→ **Work to do**
Repeat every line of the data exactly, but not the pictures.

→ **Information shown**
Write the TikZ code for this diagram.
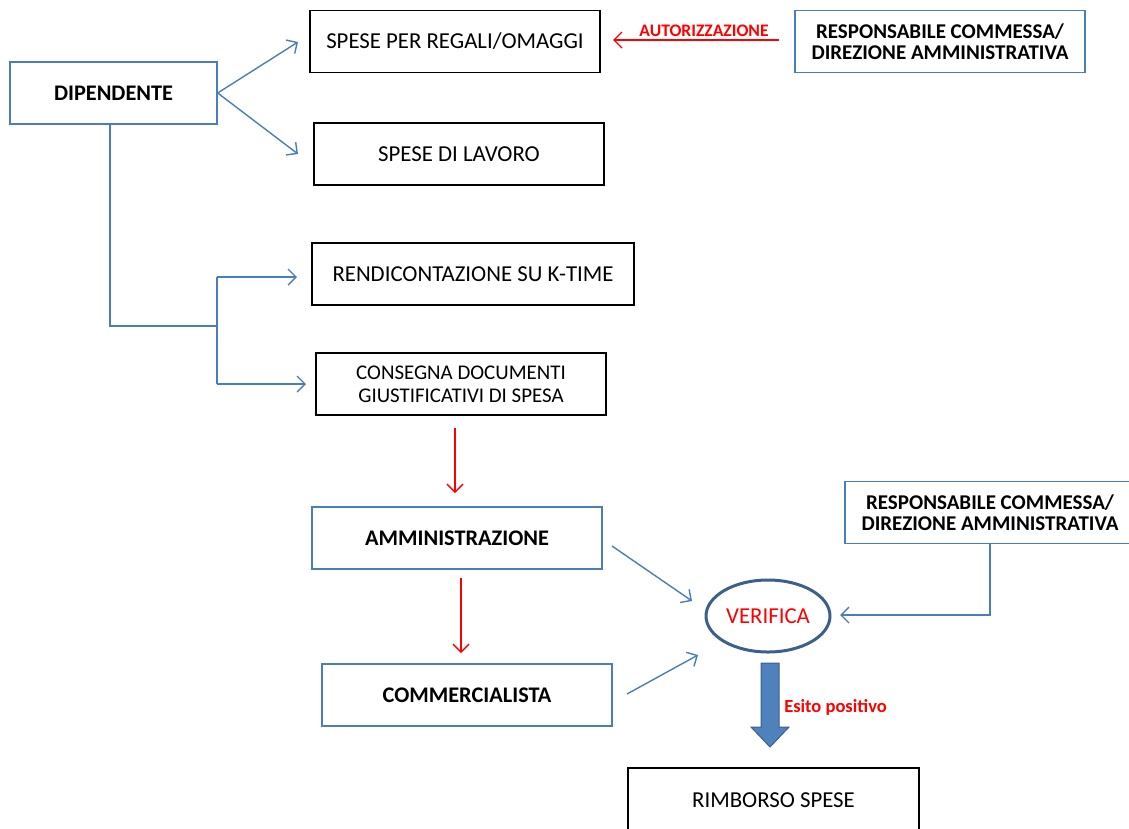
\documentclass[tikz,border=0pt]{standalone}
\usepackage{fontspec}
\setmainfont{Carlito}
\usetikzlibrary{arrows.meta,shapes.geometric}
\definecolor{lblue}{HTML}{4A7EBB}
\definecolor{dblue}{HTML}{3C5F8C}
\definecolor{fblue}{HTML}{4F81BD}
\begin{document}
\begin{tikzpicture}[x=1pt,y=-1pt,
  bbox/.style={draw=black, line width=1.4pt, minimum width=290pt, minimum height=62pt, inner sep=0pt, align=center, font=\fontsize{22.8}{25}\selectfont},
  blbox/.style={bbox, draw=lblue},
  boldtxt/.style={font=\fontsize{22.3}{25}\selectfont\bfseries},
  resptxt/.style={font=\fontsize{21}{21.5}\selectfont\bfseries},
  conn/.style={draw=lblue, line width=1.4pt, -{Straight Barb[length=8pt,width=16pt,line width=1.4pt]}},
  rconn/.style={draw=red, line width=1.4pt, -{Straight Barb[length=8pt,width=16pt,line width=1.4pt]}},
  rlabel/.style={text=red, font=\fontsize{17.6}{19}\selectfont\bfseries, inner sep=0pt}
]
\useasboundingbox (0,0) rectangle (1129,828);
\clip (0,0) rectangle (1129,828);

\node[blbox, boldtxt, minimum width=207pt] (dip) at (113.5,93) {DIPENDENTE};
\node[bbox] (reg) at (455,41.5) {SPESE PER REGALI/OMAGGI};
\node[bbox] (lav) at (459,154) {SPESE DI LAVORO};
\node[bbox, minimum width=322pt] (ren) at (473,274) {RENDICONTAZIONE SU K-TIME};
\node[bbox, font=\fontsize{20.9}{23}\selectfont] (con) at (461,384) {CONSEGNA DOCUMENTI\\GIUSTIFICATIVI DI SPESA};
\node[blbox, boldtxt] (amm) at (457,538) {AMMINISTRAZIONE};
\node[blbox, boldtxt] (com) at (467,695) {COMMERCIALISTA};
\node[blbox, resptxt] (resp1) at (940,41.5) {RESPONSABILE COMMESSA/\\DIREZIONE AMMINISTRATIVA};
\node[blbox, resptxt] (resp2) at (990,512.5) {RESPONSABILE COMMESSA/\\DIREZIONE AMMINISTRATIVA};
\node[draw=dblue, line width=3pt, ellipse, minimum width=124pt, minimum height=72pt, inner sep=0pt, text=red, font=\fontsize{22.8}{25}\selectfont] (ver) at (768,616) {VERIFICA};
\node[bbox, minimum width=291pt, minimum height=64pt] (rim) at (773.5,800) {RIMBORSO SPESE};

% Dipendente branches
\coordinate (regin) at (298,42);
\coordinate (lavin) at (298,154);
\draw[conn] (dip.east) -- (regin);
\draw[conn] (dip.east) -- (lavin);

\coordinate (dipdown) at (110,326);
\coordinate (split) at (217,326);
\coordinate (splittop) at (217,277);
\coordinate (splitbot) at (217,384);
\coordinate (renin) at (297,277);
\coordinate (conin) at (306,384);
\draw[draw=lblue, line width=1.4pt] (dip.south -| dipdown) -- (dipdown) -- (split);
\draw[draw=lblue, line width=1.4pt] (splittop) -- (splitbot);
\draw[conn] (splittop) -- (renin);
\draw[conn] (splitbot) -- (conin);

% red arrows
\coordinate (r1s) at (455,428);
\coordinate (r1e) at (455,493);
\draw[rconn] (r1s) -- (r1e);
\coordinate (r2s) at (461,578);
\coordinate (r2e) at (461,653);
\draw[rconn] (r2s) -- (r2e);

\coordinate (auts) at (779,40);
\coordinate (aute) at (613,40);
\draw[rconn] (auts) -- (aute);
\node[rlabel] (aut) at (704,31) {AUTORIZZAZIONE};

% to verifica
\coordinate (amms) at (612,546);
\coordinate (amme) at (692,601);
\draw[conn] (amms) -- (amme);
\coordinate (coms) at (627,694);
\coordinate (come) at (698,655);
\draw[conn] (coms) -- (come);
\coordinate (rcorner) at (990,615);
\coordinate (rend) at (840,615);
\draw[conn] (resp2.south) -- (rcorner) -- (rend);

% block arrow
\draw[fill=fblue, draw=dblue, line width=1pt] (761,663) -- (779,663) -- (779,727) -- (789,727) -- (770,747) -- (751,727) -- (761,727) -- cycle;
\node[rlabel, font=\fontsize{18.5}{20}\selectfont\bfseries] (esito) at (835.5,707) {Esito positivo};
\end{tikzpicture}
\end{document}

→ **Problem solution**
Write the TikZ code for this diagram.
\documentclass[tikz,border=0pt]{standalone}
\usepackage{fontspec}
\setmainfont{Carlito}
\usetikzlibrary{arrows.meta,shapes.geometric}
\definecolor{lblue}{HTML}{4A7EBB}
\definecolor{dblue}{HTML}{3C5F8C}
\definecolor{fblue}{HTML}{4F81BD}
\begin{document}
\begin{tikzpicture}[x=1pt,y=-1pt,
  bbox/.style={draw=black, line width=1.4pt, minimum width=290pt, minimum height=62pt, inner sep=0pt, align=center, font=\fontsize{22.8}{25}\selectfont},
  blbox/.style={bbox, draw=lblue},
  boldtxt/.style={font=\fontsize{22.3}{25}\selectfont\bfseries},
  resptxt/.style={font=\fontsize{21}{21.5}\selectfont\bfseries},
  conn/.style={draw=lblue, line width=1.4pt, -{Straight Barb[length=8pt,width=16pt,line width=1.4pt]}},
  rconn/.style={draw=red, line width=1.4pt, -{Straight Barb[length=8pt,width=16pt,line width=1.4pt]}},
  rlabel/.style={text=red, font=\fontsize{17.6}{19}\selectfont\bfseries, inner sep=0pt}
]
\useasboundingbox (0,0) rectangle (1129,828);
\clip (0,0) rectangle (1129,828);

\node[blbox, boldtxt, minimum width=207pt] (dip) at (113.5,93) {DIPENDENTE};
\node[bbox] (reg) at (455,41.5) {SPESE PER REGALI/OMAGGI};
\node[bbox] (lav) at (459,154) {SPESE DI LAVORO};
\node[bbox, minimum width=322pt] (ren) at (473,274) {RENDICONTAZIONE SU K-TIME};
\node[bbox, font=\fontsize{20.9}{23}\selectfont] (con) at (461,384) {CONSEGNA DOCUMENTI\\GIUSTIFICATIVI DI SPESA};
\node[blbox, boldtxt] (amm) at (457,538) {AMMINISTRAZIONE};
\node[blbox, boldtxt] (com) at (467,695) {COMMERCIALISTA};
\node[blbox, resptxt] (resp1) at (940,41.5) {RESPONSABILE COMMESSA/\\DIREZIONE AMMINISTRATIVA};
\node[blbox, resptxt] (resp2) at (990,512.5) {RESPONSABILE COMMESSA/\\DIREZIONE AMMINISTRATIVA};
\node[draw=dblue, line width=3pt, ellipse, minimum width=124pt, minimum height=72pt, inner sep=0pt, text=red, font=\fontsize{22.8}{25}\selectfont] (ver) at (768,616) {VERIFICA};
\node[bbox, minimum width=291pt, minimum height=64pt] (rim) at (773.5,800) {RIMBORSO SPESE};

% Dipendente branches
\coordinate (regin) at (298,42);
\coordinate (lavin) at (298,154);
\draw[conn] (dip.east) -- (regin);
\draw[conn] (dip.east) -- (lavin);

\coordinate (dipdown) at (110,326);
\coordinate (split) at (217,326);
\coordinate (splittop) at (217,277);
\coordinate (splitbot) at (217,384);
\coordinate (renin) at (297,277);
\coordinate (conin) at (306,384);
\draw[draw=lblue, line width=1.4pt] (dip.south -| dipdown) -- (dipdown) -- (split);
\draw[draw=lblue, line width=1.4pt] (splittop) -- (splitbot);
\draw[conn] (splittop) -- (renin);
\draw[conn] (splitbot) -- (conin);

% red arrows
\coordinate (r1s) at (455,428);
\coordinate (r1e) at (455,493);
\draw[rconn] (r1s) -- (r1e);
\coordinate (r2s) at (461,578);
\coordinate (r2e) at (461,653);
\draw[rconn] (r2s) -- (r2e);

\coordinate (auts) at (779,40);
\coordinate (aute) at (613,40);
\draw[rconn] (auts) -- (aute);
\node[rlabel] (aut) at (704,31) {AUTORIZZAZIONE};

% to verifica
\coordinate (amms) at (612,546);
\coordinate (amme) at (692,601);
\draw[conn] (amms) -- (amme);
\coordinate (coms) at (627,694);
\coordinate (come) at (698,655);
\draw[conn] (coms) -- (come);
\coordinate (rcorner) at (990,615);
\coordinate (rend) at (840,615);
\draw[conn] (resp2.south) -- (rcorner) -- (rend);

% block arrow
\draw[fill=fblue, draw=dblue, line width=1pt] (761,663) -- (779,663) -- (779,727) -- (789,727) -- (770,747) -- (751,727) -- (761,727) -- cycle;
\node[rlabel, font=\fontsize{18.5}{20}\selectfont\bfseries] (esito) at (835.5,707) {Esito positivo};
\end{tikzpicture}
\end{document}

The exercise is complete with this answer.